Other sectors including energy, industry, housing and transport, some of which could also be described as success stories, have also had major impacts on ecosystems and the delivery of ecosystem services. Examples of such impacts are the deposition of atmospheric nitrogen and sulphur, the loss of habitats through construction and disruption of flood regimes in river basins and coastal wetlands. We take ecosystem services too often for granted yet we depend on them to produce our food, to regulate water supplies and climate, to break down waste products and much else. Nutrient cycling, the purification of air, soils and water, groundwater recharge and flood control are all critical to our economy and our well-being, yet these services are consistently undervalued in economic terms. If we want reminding of just how damaging extreme events can be, think of the impact of what happened in Thailand in 2011, when in one year flooding reduced its GDP by 11%.

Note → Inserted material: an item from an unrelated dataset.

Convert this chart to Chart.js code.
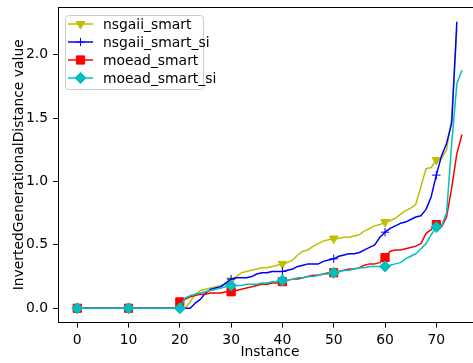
<!DOCTYPE html>
<html>
<head>
<meta charset="utf-8">
<script src="https://cdn.jsdelivr.net/npm/chart.js@4.4.0/dist/chart.umd.min.js"></script>
<style>
  html, body { margin: 0; padding: 0; overflow: hidden; background: #fff; }
  #wrap { width: 473px; height: 363px; }
</style>
</head>
<body>
<div id="wrap"><canvas id="igdChart" width="473" height="363"></canvas></div>
<script>
// IGD per instance
const seriesNames = ["nsgaii_smart", "nsgaii_smart_si", "moead_smart", "moead_smart_si"];

const nsgaiiSmart = [
    0, 0, 0, 0, 0, 0, 0, 0, 0, 0,
    0, 0, 0, 0, 0, 0, 0, 0, 0, 0,
    0, 0, 0.05, 0.11, 0.14, 0.15, 0.16, 0.17, 0.18, 0.19,
    0.22, 0.25, 0.28, 0.29, 0.30, 0.31, 0.32, 0.32, 0.33, 0.34,
    0.35, 0.36, 0.38, 0.42, 0.45, 0.46, 0.49, 0.51, 0.53, 0.54,
    0.55, 0.55, 0.56, 0.56, 0.57, 0.58, 0.61, 0.63, 0.65, 0.66,
    0.68, 0.69, 0.71, 0.74, 0.77, 0.79, 0.82, 0.96, 1.10, 1.11,
    1.17, 1.18, 1.25, 1.50, 2.20,
];
const nsgaiiSmartSi = [
    0, 0, 0, 0, 0, 0, 0, 0, 0, 0,
    0, 0, 0, 0, 0, 0, 0, 0, 0, 0,
    0, 0, 0, 0.04, 0.07, 0.12, 0.15, 0.16, 0.17, 0.20,
    0.23, 0.24, 0.24, 0.24, 0.25, 0.27, 0.28, 0.28, 0.29, 0.29,
    0.29, 0.30, 0.31, 0.33, 0.34, 0.35, 0.35, 0.35, 0.37, 0.38,
    0.39, 0.41, 0.42, 0.43, 0.43, 0.44, 0.46, 0.48, 0.50, 0.56,
    0.60, 0.63, 0.65, 0.67, 0.68, 0.70, 0.72, 0.73, 0.78, 0.88,
    1.05, 1.20, 1.30, 1.46, 2.26,
];
const moeadSmart = [
    0, 0, 0, 0, 0, 0, 0, 0, 0, 0,
    0, 0, 0, 0, 0, 0, 0, 0, 0, 0,
    0.05, 0.07, 0.09, 0.10, 0.11, 0.11, 0.12, 0.12, 0.12, 0.13,
    0.13, 0.14, 0.15, 0.16, 0.17, 0.18, 0.19, 0.19, 0.20, 0.20,
    0.21, 0.22, 0.23, 0.23, 0.24, 0.25, 0.26, 0.26, 0.27, 0.28,
    0.28, 0.29, 0.30, 0.31, 0.31, 0.32, 0.34, 0.35, 0.35, 0.36,
    0.40, 0.45, 0.46, 0.46, 0.47, 0.48, 0.49, 0.51, 0.59, 0.62,
    0.66, 0.64, 0.72, 0.95, 1.22, 1.37,
];
const moeadSmartSi = [
    0, 0, 0, 0, 0, 0, 0, 0, 0, 0,
    0, 0, 0, 0, 0, 0, 0, 0, 0, 0,
    0, 0.08, 0.10, 0.11, 0.12, 0.13, 0.14, 0.15, 0.16, 0.17,
    0.18, 0.18, 0.18, 0.19, 0.19, 0.19, 0.20, 0.20, 0.21, 0.21,
    0.22, 0.22, 0.23, 0.24, 0.24, 0.25, 0.25, 0.26, 0.27, 0.27,
    0.28, 0.29, 0.30, 0.30, 0.31, 0.32, 0.32, 0.33, 0.33, 0.33,
    0.33, 0.34, 0.35, 0.36, 0.39, 0.41, 0.43, 0.47, 0.51, 0.58,
    0.64, 0.65, 0.75, 1.30, 1.77, 1.88,
];

const xTicks = [0, 10, 20, 30, 40, 50, 60, 70];
const yTicks = [0.0, 0.5, 1.0, 1.5, 2.0];

const colors = ["#bfbf00", "#0000ff", "#ff0000", "#00bfbf"];
const markers = [
    { style: "triangle", rotation: 180, radius: 5 },
    { style: "cross", rotation: 0, radius: 4.2 },
    { style: "rect", rotation: 0, radius: 5.8 },
    { style: "rectRot", rotation: 0, radius: 5.5 },
];
const allValues = [nsgaiiSmart, nsgaiiSmartSi, moeadSmart, moeadSmartSi];

const FONT = "'DejaVu Sans', sans-serif";

const datasets = allValues.map((vals, i) => ({
    label: seriesNames[i],
    data: vals.map((v, k) => ({ x: k, y: v })),
    borderColor: colors[i],
    backgroundColor: colors[i],
    borderWidth: 1.5,
    borderJoinStyle: "round",
    pointStyle: markers[i].style,
    rotation: markers[i].rotation,
    pointRadius: (ctx) => (ctx.dataIndex % 10 === 0 ? markers[i].radius : 0),
    pointHoverRadius: 0,
    pointBorderWidth: 1,
    pointBorderColor: colors[i],
    pointBackgroundColor: colors[i],
    tension: 0,
    order: 3 - i,
}));

// top spine (right spine falls outside the picture), x title and a matplotlib style legend
const framePlugin = {
    id: "frameAndLegend",
    afterDraw(chart) {
        const ctx = chart.ctx;
        const a = chart.chartArea;
        ctx.save();
        ctx.strokeStyle = "#000";
        ctx.lineWidth = 1;
        ctx.beginPath();
        ctx.moveTo(a.left, a.top + 0.5);
        ctx.lineTo(chart.width, a.top + 0.5);
        ctx.stroke();

        ctx.font = "13.9px " + FONT;
        ctx.fillStyle = "#000";
        ctx.textAlign = "center";
        ctx.textBaseline = "middle";
        ctx.fillText("Instance", 270, 352);

        const bx = 65, by = 15, bw = 138, bh = 74;
        ctx.beginPath();
        ctx.roundRect(bx + 0.5, by + 0.5, bw, bh, 3);
        ctx.fillStyle = "rgba(255,255,255,0.8)";
        ctx.fill();
        ctx.strokeStyle = "#cccccc";
        ctx.stroke();

        ctx.textAlign = "left";
        seriesNames.forEach((name, i) => {
            const ry = 24 + i * 18;
            ctx.strokeStyle = colors[i];
            ctx.lineWidth = 1.5;
            ctx.beginPath();
            ctx.moveTo(68, ry);
            ctx.lineTo(93, ry);
            ctx.stroke();
            ctx.fillStyle = colors[i];
            ctx.lineWidth = 1;
            Chart.helpers.drawPoint(ctx, {
                pointStyle: markers[i].style,
                rotation: markers[i].rotation,
                radius: markers[i].radius,
                borderWidth: 1,
            }, 80.5, ry);
            ctx.fillStyle = "#000";
            ctx.fillText(name, 103, ry + 1);
        });
        ctx.restore();
    },
};

new Chart(document.getElementById("igdChart"), {
    type: "line",
    data: { datasets: datasets },
    plugins: [framePlugin],
    options: {
        responsive: false,
        animation: false,
        events: [],
        layout: { autoPadding: false, padding: { top: 7, right: 0, left: 0, bottom: 0 } },
        plugins: {
            legend: { display: false },
            tooltip: { enabled: false },
        },
        scales: {
            x: {
                type: "linear",
                min: -3.75,
                max: 77.15,
                afterFit: (s) => {
                    s.height = 40.4;
                    s.paddingLeft = 0;
                    s.paddingRight = 0;
                },
                afterBuildTicks: (s) => { s.ticks = xTicks.map((v) => ({ value: v })); },
                ticks: {
                    padding: 4,
                    color: "#000",
                    maxRotation: 0,
                    font: { family: FONT, size: 13.9 },
                    callback: (v) => String(v),
                },
                grid: { drawOnChartArea: false, drawTicks: true, tickLength: 5, color: "#000", tickWidth: 1 },
                border: { display: true, color: "#000", width: 1 },
            },
            y: {
                type: "linear",
                min: -0.113,
                max: 2.376,
                afterFit: (s) => {
                    s.width = 58;
                    s.paddingTop = 0;
                    s.paddingBottom = 0;
                },
                afterBuildTicks: (s) => { s.ticks = yTicks.map((v) => ({ value: v })); },
                ticks: {
                    padding: 5,
                    color: "#000",
                    font: { family: FONT, size: 13.9 },
                    callback: (v) => v.toFixed(1),
                },
                grid: { drawOnChartArea: false, drawTicks: true, tickLength: 5, color: "#000", tickWidth: 1 },
                border: { display: true, color: "#000", width: 1 },
                title: {
                    display: true,
                    text: "InvertedGenerationalDistance value",
                    color: "#000",
                    font: { family: FONT, size: 13.9 },
                    padding: { top: 11.5, bottom: 0 },
                },
            },
        },
    },
});
</script>
</body>
</html>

The Natural Capital Committee was set up to advise the Government on how to deliver the aspirations of the 2011 environment White Paper. We had signed up at the Earth Summit in 1992, and subsequently elsewhere, to heroic targets—for example, on protecting our biodiversity—but had, frankly, no prospect of achieving those targets and no coherent policy either. The committee has now produced two helpful reports, the second in March this year, and its message to the Government is that we must plan long-term, by which it means at least 25 years. The second report states that integrating the environment into the economy is hampered by the almost complete absence of proper accounting for natural assets—what is not measured is usually ignored. The committee is leading in developing metrics and risk registers, identifying the necessary capital maintenance and ensuring that project and investment appraisals in both the public and private sectors properly take natural capital into account.

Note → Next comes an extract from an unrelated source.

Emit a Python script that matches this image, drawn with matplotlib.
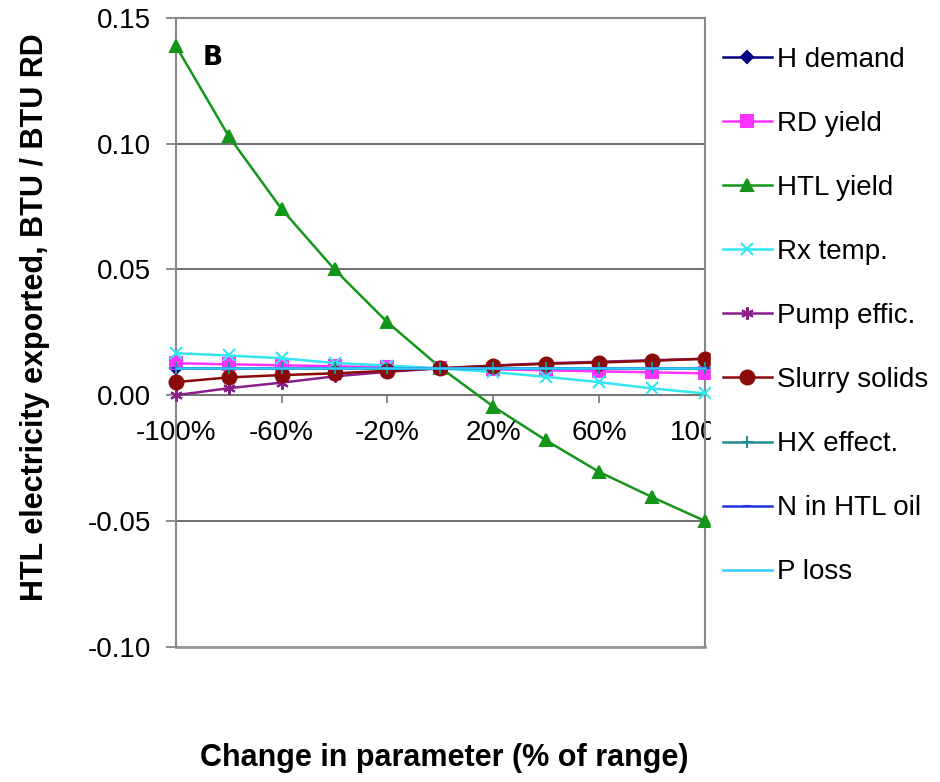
import numpy as np
import matplotlib.pyplot as plt

plt.rcParams['font.family'] = ['Liberation Sans', 'DejaVu Sans']

# Change in parameter, % of range
pct = [-100, -80, -60, -40, -20, 0, 20, 40, 60, 80, 100]
tick_labels = ['-100%', '-60%', '-20%', '20%', '60%', '100%']

# HTL electricity exported, BTU / BTU RD
h_demand = [0.0107, 0.0107, 0.0107, 0.0107, 0.0107, 0.0107, 0.0107, 0.0107, 0.0107, 0.0107, 0.0107]
rd_yield = [0.0127, 0.0123, 0.0119, 0.0115, 0.0111, 0.0107, 0.0103, 0.0099, 0.0095, 0.0091, 0.0087]
htl_yield = [0.139, 0.103, 0.074, 0.050, 0.029, 0.011, -0.0045, -0.018, -0.0305, -0.0405, -0.050]
rx_temp = [0.0167, 0.0158, 0.0147, 0.0128, 0.0118, 0.0107, 0.0092, 0.0073, 0.0052, 0.0027, 0.0007]
pump_effic = [0.0, 0.0028, 0.005, 0.0075, 0.0093, 0.0107, 0.0118, 0.0127, 0.0133, 0.0139, 0.0145]
slurry_solids = [0.0052, 0.0071, 0.008, 0.0087, 0.0097, 0.0107, 0.0117, 0.0125, 0.013, 0.0137, 0.0145]
hx_effect = [0.0107, 0.0107, 0.0107, 0.0107, 0.0107, 0.0107, 0.0107, 0.0107, 0.0107, 0.0107, 0.0107]
n_in_oil = [0.0107, 0.0107, 0.0107, 0.0107, 0.0107, 0.0107, 0.0107, 0.0107, 0.0107, 0.0107, 0.0107]
p_loss = [0.0107, 0.0107, 0.0107, 0.0107, 0.0107, 0.0107, 0.0107, 0.0107, 0.0107, 0.0107, 0.0107]

series = [
    ('H demand', h_demand, '#000080', 'D', 6),
    ('RD yield', rd_yield, '#ff33ff', 's', 9),
    ('HTL yield', htl_yield, '#15961a', '^', 9),
    ('Rx temp.', rx_temp, '#33e6f0', 'x', 9),
    ('Pump effic.', pump_effic, '#8a1f8a', (6, 2, 0), 9),
    ('Slurry solids', slurry_solids, '#8b0a0a', 'o', 10),
    ('HX effect.', hx_effect, '#1f8f8f', '+', 9),
    ('N in HTL oil', n_in_oil, '#2233dd', '_', 6),
    ('P loss', p_loss, '#33ccf5', None, 0),
]

fig = plt.figure(figsize=(9.4, 7.82), dpi=100)
ax = fig.add_axes([0.187, 0.173, 0.563, 0.804])

x = np.arange(len(pct))
for name, vals, col, mk, ms in series:
    ax.plot(x, vals, color=col, lw=1.8, marker=mk, ms=ms, mew=1.5,
            mfc=col, mec=col, label=name, clip_on=False, zorder=3)

ax.set_xlim(0, len(pct) - 1)
ax.set_ylim(-0.10, 0.15)
ax.set_yticks([-0.10, -0.05, 0.0, 0.05, 0.10, 0.15])
ax.set_yticklabels(['-0.10', '-0.05', '0.00', '0.05', '0.10', '0.15'], fontsize=20)
ax.yaxis.grid(True, color='#555555', lw=1.2)
ax.set_axisbelow(True)

# category axis crosses at zero, labels every other category
ax.spines['bottom'].set_position(('data', 0))
ax.spines['bottom'].set_color('#777777')
ax.spines['bottom'].set_linewidth(1.5)
ax.set_xticks(x[::2])
ax.set_xticklabels(tick_labels, fontsize=20)
ax.tick_params(axis='x', direction='out', length=6, width=1.2, color='#777777', pad=12)
ax.tick_params(axis='y', direction='out', length=7, width=1.2, color='#777777', pad=11)
for side in ['left', 'top', 'right']:
    ax.spines[side].set_color('#888888')
    ax.spines[side].set_linewidth(1.5)
ax.axhline(-0.10, color='#999999', lw=2, clip_on=False)

ax.set_ylabel('HTL electricity exported, BTU / BTU RD', fontsize=22,
              fontweight='bold', labelpad=27)
ax.yaxis.label.set_y(0.524)
fig.text(0.473, 0.012, 'Change in parameter (% of range)', fontsize=22,
         fontweight='bold', ha='center', va='bottom')
ax.text(0.05, 0.925, 'B', transform=ax.transAxes, fontsize=19,
        fontweight='bold', family=['DejaVu Sans'])

handles, labels = ax.get_legend_handles_labels()
leg = fig.legend(handles, labels, loc='upper left', bbox_to_anchor=(0.756, 0.956),
                 fontsize=20, frameon=True, facecolor='white', edgecolor='white',
                 framealpha=1, fancybox=False, handlelength=1.75, handletextpad=0.2,
                 labelspacing=1.37, borderaxespad=0, borderpad=0.45)

fig.savefig('out.png', dpi=100)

I wish the committee every success, but it has to change the way that investment decisions have been made for generations. Take, for example, the proposed Thames Water tideway scheme, which has been contemplated since the 1990s and which is to resolve the problem of contamination of the Thames tideway from sewerage overflows by a new tunnel that will cost £4.2 billion at 2011 prices. The driver for this is the urban waste water directive from the European Union and the threat of some highly expensive infraction proceedings. Yet this project, so long in gestation, does nothing to promote water recycling, flood alleviation, green infrastructure or sustainable urban drainage systems. It is, frankly, the Victorian solution of Bazalgette repeated, and it puts the problem firmly into the hands of one organisation, Thames Tideway Tunnel Ltd, and the cost on those in the Thames Water catchment, whether near the tideway or miles away in Gloucestershire, Berkshire or wherever. It is probably too late to stop this scheme but I am sure that it would never be started now, when we are learning at last how to value our natural capital.

By the end of this Parliament in March next year, we should be able to judge whether the committee’s advice to the Government on the need for long-term planning has been accepted. If we are to make biodiversity offsetting work, one of the more innovative proposals that have been considered by Defra and put out to consultation, it can be done only with the help of a detailed national long-term plan. By definition you will never be able to offset ancient woodland, for example, but you might be able to offset other habitats—meadows, perhaps, or wetlands.

When Sir John Lawton produced his 2010 report Making Space for Nature, he attributed the continuing decline of many species to the size of protected sites, which tend to be too small to prevent random fluctuations driving local populations to extinction. His solution was to create more, bigger, better managed and joined-up sites in a landscape-level approach to wildlife conservation. Such an approach would be possible only by involving partnerships working together on well designed schemes, funded appropriately by agri-environmental and woodland grant schemes.

Such schemes must be underpinned by sound ecological research and supported by good-quality data, with their effectiveness measured by a suitable monitoring system. Realistically, funding on this scale can come only from a reformed common agricultural policy that allows national Governments to allocate maximum resources to environmental programmes. That brings us back to the need to achieve greater subsidiarity and for the Prime Minister to be supported in this essential endeavour.